Back in the mid noughties, Amy Winehouse was more than just a name. Through a meteoric rise to fame, followed by a descent into drugs, she became the punchline to your jokes. A shorthand description of someone off their face. A tabloid’s favourite front page. Much like her most defining song ‘Rehab’, Amy is equal parts defiant and heartbreaking. We now can look back and lament about the negatives, the what-ifs, the counterfactual realities – yet all these thoughts fall into bitter irrelevance. This is the film Amy Winehouse deserved; it’s just a shame she’s not around to see it.

There is something about Amy Winehouse, even now, that draws people in. From the morbid fascination spun by the press to the sheer magnetism of her personality, it seems we cannot help but watch her. Asif Kapadia knows this. Far from playing into the myth, he asks us to unravel it. Amy is a piece of exquisite construction, opening on home video footage that slowly melts away as bombastic, haunting paparazzi shots take hold. On top of this, we hear voiceovers from Amy’s close friends and family; her first manager, her parents, her childhood friends. These voices underscore and often subvert what we’re seeing onscreen. We see Amy and husband Blake Fielder-Civil enter a rehabilitation clinic, and we see them leave, all from the just-far-enough-away perspective of a paparazzi camera.
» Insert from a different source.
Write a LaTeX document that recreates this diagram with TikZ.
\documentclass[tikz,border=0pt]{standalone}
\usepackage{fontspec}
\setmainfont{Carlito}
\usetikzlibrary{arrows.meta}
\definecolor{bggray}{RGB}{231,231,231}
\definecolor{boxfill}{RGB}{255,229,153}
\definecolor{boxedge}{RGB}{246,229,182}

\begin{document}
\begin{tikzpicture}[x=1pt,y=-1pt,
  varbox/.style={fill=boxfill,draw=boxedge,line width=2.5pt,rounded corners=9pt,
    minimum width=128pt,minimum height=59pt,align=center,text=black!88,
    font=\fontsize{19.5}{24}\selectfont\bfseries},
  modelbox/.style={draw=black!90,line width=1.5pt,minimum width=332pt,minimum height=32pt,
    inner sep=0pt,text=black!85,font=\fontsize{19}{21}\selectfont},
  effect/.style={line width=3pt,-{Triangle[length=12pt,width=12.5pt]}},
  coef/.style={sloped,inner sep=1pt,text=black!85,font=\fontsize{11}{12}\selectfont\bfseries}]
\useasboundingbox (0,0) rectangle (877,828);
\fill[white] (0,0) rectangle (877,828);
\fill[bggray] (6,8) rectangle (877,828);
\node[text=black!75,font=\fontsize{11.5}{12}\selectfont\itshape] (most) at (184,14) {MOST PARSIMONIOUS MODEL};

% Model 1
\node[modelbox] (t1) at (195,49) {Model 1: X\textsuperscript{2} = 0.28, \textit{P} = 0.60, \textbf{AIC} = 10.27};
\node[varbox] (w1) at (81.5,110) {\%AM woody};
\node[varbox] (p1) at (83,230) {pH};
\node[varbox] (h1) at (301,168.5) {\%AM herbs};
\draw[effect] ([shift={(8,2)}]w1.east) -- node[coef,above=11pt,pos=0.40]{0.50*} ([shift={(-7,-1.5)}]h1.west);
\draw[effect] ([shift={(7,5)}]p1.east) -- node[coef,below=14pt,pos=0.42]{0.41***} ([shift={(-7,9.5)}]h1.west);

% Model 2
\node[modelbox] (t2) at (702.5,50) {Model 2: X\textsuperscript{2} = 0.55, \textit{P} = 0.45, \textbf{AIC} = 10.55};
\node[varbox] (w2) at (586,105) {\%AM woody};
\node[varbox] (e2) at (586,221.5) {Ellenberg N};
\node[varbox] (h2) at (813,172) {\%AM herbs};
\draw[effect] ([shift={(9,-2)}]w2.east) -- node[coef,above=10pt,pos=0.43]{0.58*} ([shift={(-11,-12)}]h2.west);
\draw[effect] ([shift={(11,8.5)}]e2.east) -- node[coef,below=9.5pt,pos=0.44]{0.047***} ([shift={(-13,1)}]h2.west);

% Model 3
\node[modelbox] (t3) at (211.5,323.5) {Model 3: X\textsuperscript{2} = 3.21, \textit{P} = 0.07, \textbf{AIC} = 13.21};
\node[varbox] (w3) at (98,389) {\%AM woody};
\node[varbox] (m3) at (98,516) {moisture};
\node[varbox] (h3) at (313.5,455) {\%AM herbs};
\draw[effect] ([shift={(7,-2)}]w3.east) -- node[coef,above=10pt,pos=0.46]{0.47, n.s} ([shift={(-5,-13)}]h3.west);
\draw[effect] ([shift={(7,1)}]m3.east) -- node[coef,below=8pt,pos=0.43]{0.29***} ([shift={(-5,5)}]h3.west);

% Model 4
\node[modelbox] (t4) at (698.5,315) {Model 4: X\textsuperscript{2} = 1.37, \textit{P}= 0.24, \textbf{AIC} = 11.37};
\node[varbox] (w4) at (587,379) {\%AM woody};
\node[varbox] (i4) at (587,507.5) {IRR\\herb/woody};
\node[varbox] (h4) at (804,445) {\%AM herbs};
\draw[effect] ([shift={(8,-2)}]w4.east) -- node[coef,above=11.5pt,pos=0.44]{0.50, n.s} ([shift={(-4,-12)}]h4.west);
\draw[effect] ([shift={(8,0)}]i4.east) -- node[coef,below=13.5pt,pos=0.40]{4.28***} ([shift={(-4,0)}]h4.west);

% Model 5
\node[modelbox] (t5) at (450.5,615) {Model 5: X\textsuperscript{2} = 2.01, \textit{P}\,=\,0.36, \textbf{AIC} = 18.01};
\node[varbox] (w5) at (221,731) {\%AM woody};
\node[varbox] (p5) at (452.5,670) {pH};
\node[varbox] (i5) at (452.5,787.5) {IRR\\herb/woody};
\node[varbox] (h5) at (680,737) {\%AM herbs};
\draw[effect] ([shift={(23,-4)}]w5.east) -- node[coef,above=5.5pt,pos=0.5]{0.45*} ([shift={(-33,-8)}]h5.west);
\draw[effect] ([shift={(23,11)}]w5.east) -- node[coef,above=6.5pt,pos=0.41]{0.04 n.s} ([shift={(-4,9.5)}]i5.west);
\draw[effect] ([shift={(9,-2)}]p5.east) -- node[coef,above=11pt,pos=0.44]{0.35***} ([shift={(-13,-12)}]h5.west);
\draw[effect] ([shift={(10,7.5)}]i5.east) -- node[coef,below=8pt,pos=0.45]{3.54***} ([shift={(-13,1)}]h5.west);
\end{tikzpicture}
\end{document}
It could so easily be ‘the Amy Winehouse story’ all over again.

Amy

Courtesy of: Altitude Film Distribution

Yet this time, we become involved in the story. We hear it uncensored by the people who were there, and who knew. We hear the truth behind that song and behind the news stories, and it becomes all the more real. This is not a tale of modern woe for a celebrity, but a tragic tale of a woman lost in this world.
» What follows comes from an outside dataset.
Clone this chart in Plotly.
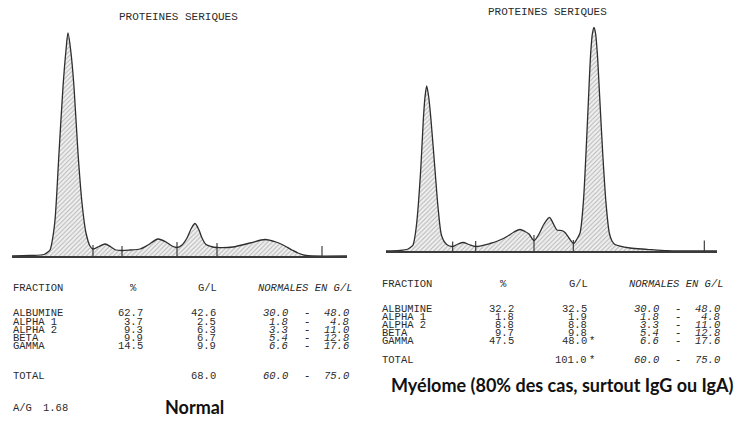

The tragedy stems not from simply highlighting Winehouse’s weaknesses. The true heartbreak that Kapadia exposes is why the facts are the way they are. Through skin-crawling footage of drug dens and clinics, we hear about how it was exactly footage like this that drove her to need help at all.

Kapadia’s greatest achievement throughout Amy is to never nail down who was to blame for all this. Through his film, it’s possible to rediscover the human behind the name. From the bottom, to the top, and back, we follow Amy’s career with her. Through an incredible journey that few could truly survive, Winehouse becomes a fully-realised individual. A funny, blunt, soft, gifted and flawed talent.

That gift – so often taken for granted during her lifetime – is gorgeously celebrated by Kapadia. For despite the plethora of footage, the music was the most honest expression Winehouse offered the world. With a soundtrack consisting of unreleased songs, as well as the lyrics appearing onscreen in Winehouse’s handwriting, Kapadia highlights her mastery. She often used to jab at Top 40 artists who sang songs of nonsense jubilation, yet as the words creep on screen – you get her. As these lyrics of incredible quality appear at the key moments of her life, the shiver is unbelievable. You understand who they’re for, what they’re about, and just what makes the lyrics so beautiful. Those songs will never sound the same again.

AMY

Courtesy of: Altitude Film Distribution

Although Amy’s father Mitch has spoken out against the negative light shed upon him, he recognises the film’s key achievement: showcasing Amy Winehouse as who she was. That’s a pretty high compliment, all things considered.

Amy is more than a film about a singer. It’s more than a film about addiction, or love, or music, or how sad it was that a talent like hers was lost so young. Asif Kapadia told The Guardian: “it’s not just about her anymore, it’s about us.” Watching the slow change from home videos, lovingly shot for a laugh by friends and family, to the uproar from camera-wielding strangers every time she left the house, you can’t help but feel culpable – for every joke at her expense you snickered at, every story about her you read.

You know what the outcome of this story is; you lived through the news, you saw it on TV. But it still flips your stomach when you realise that she’s dead; even makes it more hard-hitting. We see this moment in the context of her actual life, not the version of her life in the press. That’s what the film does best. It gives Amy back her own story.